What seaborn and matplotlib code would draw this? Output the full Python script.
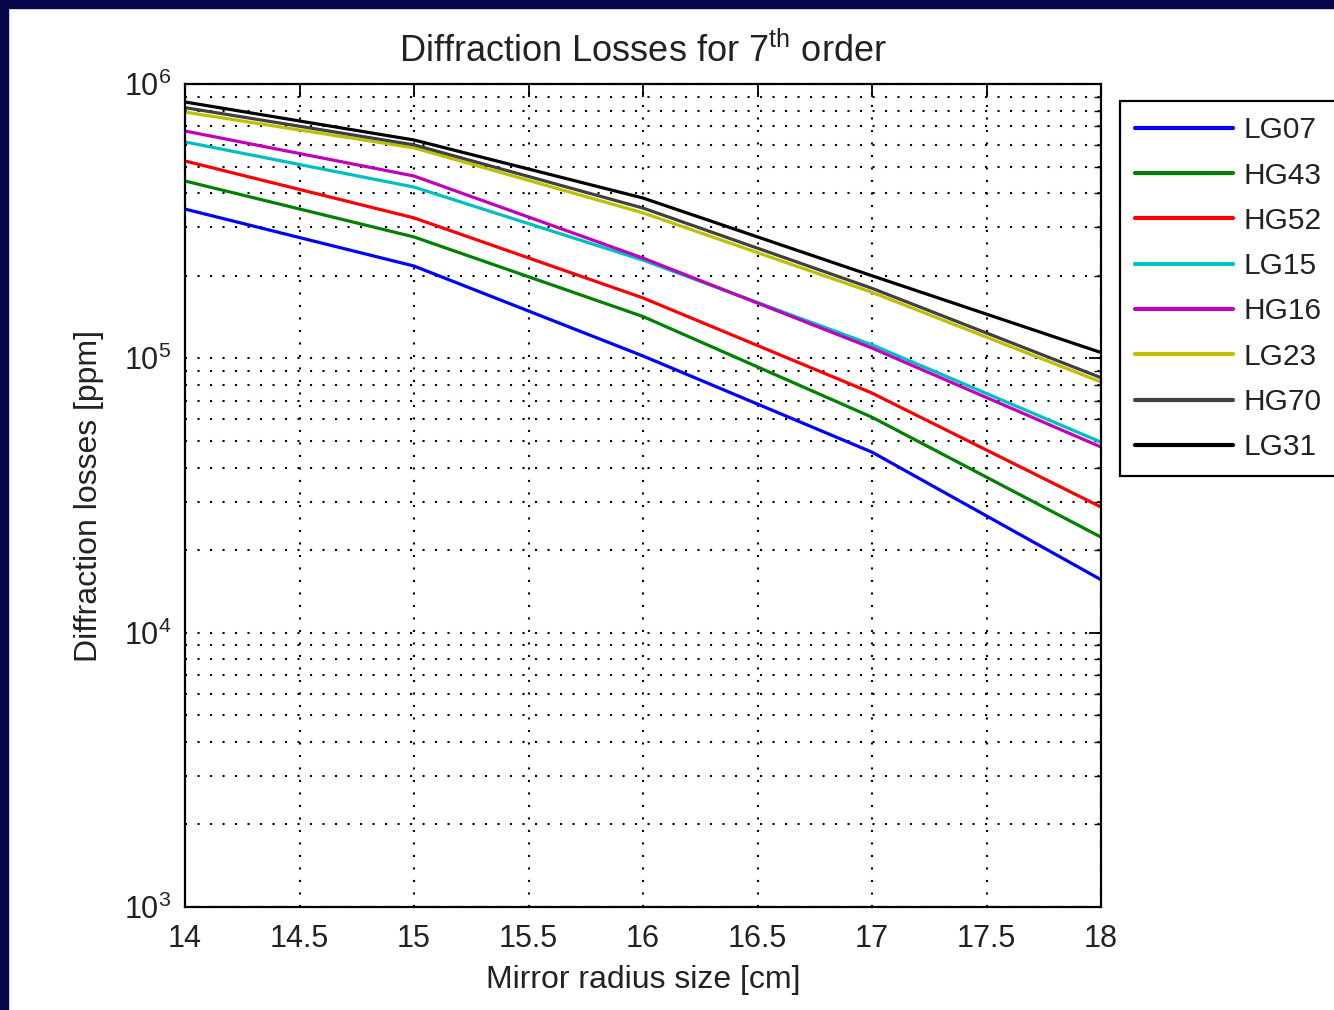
import numpy as np
import pandas as pd
import matplotlib
matplotlib.use("Agg")
import matplotlib.pyplot as plt
from matplotlib import font_manager as fm
from matplotlib.ticker import LogLocator, NullFormatter, FixedLocator
from matplotlib.lines import Line2D
import seaborn as sns

radius = [14, 15, 16, 17, 18]
modes = ["LG07", "HG43", "HG52", "LG15", "HG16", "LG23", "HG70", "LG31"]
LG07 = [3.5e5, 2.17e5, 1.02e5, 4.55e4, 1.56e4]
HG43 = [4.43e5, 2.77e5, 1.42e5, 6.1e4, 2.23e4]
HG52 = [5.24e5, 3.25e5, 1.66e5, 7.47e4, 2.87e4]
LG15 = [6.15e5, 4.21e5, 2.28e5, 1.12e5, 4.95e4]
HG16 = [6.74e5, 4.62e5, 2.32e5, 1.09e5, 4.75e4]
LG23 = [7.9e5, 5.85e5, 3.39e5, 1.74e5, 8.2e4]
HG70 = [8.2e5, 6.0e5, 3.53e5, 1.8e5, 8.5e4]
LG31 = [8.6e5, 6.25e5, 3.84e5, 2.0e5, 1.05e5]
series = [LG07, HG43, HG52, LG15, HG16, LG23, HG70, LG31]
colors = ["#0000ff", "#008000", "#ff0000", "#00bfbf", "#bf00bf", "#bfbf00", "#404040", "#000000"]
xticks = [14, 14.5, 15, 15.5, 16, 16.5, 17, 17.5, 18]

rows = []
for m, vals in zip(modes, series):
    for r, v in zip(radius, vals):
        rows.append({"radius": r, "loss": v, "mode": m})
df = pd.DataFrame(rows)

sns.set_theme(style="white")
names = {f.name for f in fm.fontManager.ttflist}
if "Liberation Sans Narrow" in names:
    fam = "Liberation Sans Narrow"; k = 1.22
else:
    fam = "Liberation Sans"; k = 1.0
plt.rcParams["font.family"] = [fam, "DejaVu Sans"]
plt.rcParams["mathtext.fontset"] = "custom"
plt.rcParams["mathtext.rm"] = fam
plt.rcParams["mathtext.it"] = fam
plt.rcParams["mathtext.bf"] = fam
plt.rcParams["mathtext.sf"] = fam

fig = plt.figure(figsize=(13.34, 10.10), dpi=100)
fig.patch.set_facecolor("white")
ax = fig.add_axes([185/1334, 1-907/1010, (1101-185)/1334, (907-84)/1010])

sns.lineplot(data=df, x="radius", y="loss", hue="mode", hue_order=modes,
             palette=dict(zip(modes, colors)), linewidth=2.3, ax=ax, legend=False)

ax.set_yscale("log")
ax.set_xlim(14, 18)
ax.set_ylim(1e3, 1e6)
ax.xaxis.set_major_locator(FixedLocator(xticks))
ax.set_xticklabels([f"{t:g}" for t in xticks])
ax.yaxis.set_major_locator(LogLocator(base=10, numticks=10))
ax.yaxis.set_minor_locator(LogLocator(base=10, subs=np.arange(2, 10), numticks=20))
ax.yaxis.set_minor_formatter(NullFormatter())

grid_style = dict(color="black", linestyle=(0, (1, 5)), linewidth=1.5)
ax.grid(True, which="major", axis="both", **grid_style)
ax.grid(True, which="minor", axis="y", **grid_style)

ax.tick_params(axis="both", which="both", direction="in", top=True, right=True,
               colors="black", labelcolor="#222222")
ax.tick_params(axis="both", which="major", length=9, width=1.3, labelsize=22*k, pad=10)
ax.tick_params(axis="y", which="minor", length=5, width=1.0)
ax.tick_params(axis="x", which="major", pad=12)
for s in ax.spines.values():
    s.set_color("black")
    s.set_linewidth(1.6)

ax.set_xlabel("Mirror radius size [cm]", fontsize=23*k, color="#222222", labelpad=8)
ax.set_ylabel("Diffraction losses [ppm]", fontsize=23*k, color="#222222", labelpad=14)
ax.set_title(r"Diffraction Losses for 7$^{\mathrm{th}}$ order", fontsize=26*k,
             color="#222222", pad=16)

handles = [Line2D([], [], color=c, linewidth=3) for c in colors]
leg = ax.legend(handles, modes, loc="upper left", bbox_to_anchor=(1.0207, 0.979),
                fontsize=21.5*k, frameon=True, fancybox=False, borderaxespad=0,
                handlelength=3.3, handletextpad=0.35, labelspacing=0.58,
                borderpad=0.5)
leg.get_frame().set_edgecolor("black")
leg.get_frame().set_linewidth(1.6)
leg.get_frame().set_alpha(1)
for t in leg.get_texts():
    t.set_color("#222222")

navy = "#07074a"
fig.patches.append(plt.Rectangle((0, 0), 8/1334, 1, transform=fig.transFigure,
                                 color=navy, zorder=10))
fig.patches.append(plt.Rectangle((0, 1-8/1010), 1, 8/1010, transform=fig.transFigure,
                                 color=navy, zorder=10))

fig.savefig("out.png", dpi=100, facecolor="white")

What is expected:
All of the material above is to be copied exactly, except for its images.

Complete answer:
What seaborn and matplotlib code would draw this? Output the full Python script.
import numpy as np
import pandas as pd
import matplotlib
matplotlib.use("Agg")
import matplotlib.pyplot as plt
from matplotlib import font_manager as fm
from matplotlib.ticker import LogLocator, NullFormatter, FixedLocator
from matplotlib.lines import Line2D
import seaborn as sns

radius = [14, 15, 16, 17, 18]
modes = ["LG07", "HG43", "HG52", "LG15", "HG16", "LG23", "HG70", "LG31"]
LG07 = [3.5e5, 2.17e5, 1.02e5, 4.55e4, 1.56e4]
HG43 = [4.43e5, 2.77e5, 1.42e5, 6.1e4, 2.23e4]
HG52 = [5.24e5, 3.25e5, 1.66e5, 7.47e4, 2.87e4]
LG15 = [6.15e5, 4.21e5, 2.28e5, 1.12e5, 4.95e4]
HG16 = [6.74e5, 4.62e5, 2.32e5, 1.09e5, 4.75e4]
LG23 = [7.9e5, 5.85e5, 3.39e5, 1.74e5, 8.2e4]
HG70 = [8.2e5, 6.0e5, 3.53e5, 1.8e5, 8.5e4]
LG31 = [8.6e5, 6.25e5, 3.84e5, 2.0e5, 1.05e5]
series = [LG07, HG43, HG52, LG15, HG16, LG23, HG70, LG31]
colors = ["#0000ff", "#008000", "#ff0000", "#00bfbf", "#bf00bf", "#bfbf00", "#404040", "#000000"]
xticks = [14, 14.5, 15, 15.5, 16, 16.5, 17, 17.5, 18]

rows = []
for m, vals in zip(modes, series):
    for r, v in zip(radius, vals):
        rows.append({"radius": r, "loss": v, "mode": m})
df = pd.DataFrame(rows)

sns.set_theme(style="white")
names = {f.name for f in fm.fontManager.ttflist}
if "Liberation Sans Narrow" in names:
    fam = "Liberation Sans Narrow"; k = 1.22
else:
    fam = "Liberation Sans"; k = 1.0
plt.rcParams["font.family"] = [fam, "DejaVu Sans"]
plt.rcParams["mathtext.fontset"] = "custom"
plt.rcParams["mathtext.rm"] = fam
plt.rcParams["mathtext.it"] = fam
plt.rcParams["mathtext.bf"] = fam
plt.rcParams["mathtext.sf"] = fam

fig = plt.figure(figsize=(13.34, 10.10), dpi=100)
fig.patch.set_facecolor("white")
ax = fig.add_axes([185/1334, 1-907/1010, (1101-185)/1334, (907-84)/1010])

sns.lineplot(data=df, x="radius", y="loss", hue="mode", hue_order=modes,
             palette=dict(zip(modes, colors)), linewidth=2.3, ax=ax, legend=False)

ax.set_yscale("log")
ax.set_xlim(14, 18)
ax.set_ylim(1e3, 1e6)
ax.xaxis.set_major_locator(FixedLocator(xticks))
ax.set_xticklabels([f"{t:g}" for t in xticks])
ax.yaxis.set_major_locator(LogLocator(base=10, numticks=10))
ax.yaxis.set_minor_locator(LogLocator(base=10, subs=np.arange(2, 10), numticks=20))
ax.yaxis.set_minor_formatter(NullFormatter())

grid_style = dict(color="black", linestyle=(0, (1, 5)), linewidth=1.5)
ax.grid(True, which="major", axis="both", **grid_style)
ax.grid(True, which="minor", axis="y", **grid_style)

ax.tick_params(axis="both", which="both", direction="in", top=True, right=True,
               colors="black", labelcolor="#222222")
ax.tick_params(axis="both", which="major", length=9, width=1.3, labelsize=22*k, pad=10)
ax.tick_params(axis="y", which="minor", length=5, width=1.0)
ax.tick_params(axis="x", which="major", pad=12)
for s in ax.spines.values():
    s.set_color("black")
    s.set_linewidth(1.6)

ax.set_xlabel("Mirror radius size [cm]", fontsize=23*k, color="#222222", labelpad=8)
ax.set_ylabel("Diffraction losses [ppm]", fontsize=23*k, color="#222222", labelpad=14)
ax.set_title(r"Diffraction Losses for 7$^{\mathrm{th}}$ order", fontsize=26*k,
             color="#222222", pad=16)

handles = [Line2D([], [], color=c, linewidth=3) for c in colors]
leg = ax.legend(handles, modes, loc="upper left", bbox_to_anchor=(1.0207, 0.979),
                fontsize=21.5*k, frameon=True, fancybox=False, borderaxespad=0,
                handlelength=3.3, handletextpad=0.35, labelspacing=0.58,
                borderpad=0.5)
leg.get_frame().set_edgecolor("black")
leg.get_frame().set_linewidth(1.6)
leg.get_frame().set_alpha(1)
for t in leg.get_texts():
    t.set_color("#222222")

navy = "#07074a"
fig.patches.append(plt.Rectangle((0, 0), 8/1334, 1, transform=fig.transFigure,
                                 color=navy, zorder=10))
fig.patches.append(plt.Rectangle((0, 1-8/1010), 1, 8/1010, transform=fig.transFigure,
                                 color=navy, zorder=10))

fig.savefig("out.png", dpi=100, facecolor="white")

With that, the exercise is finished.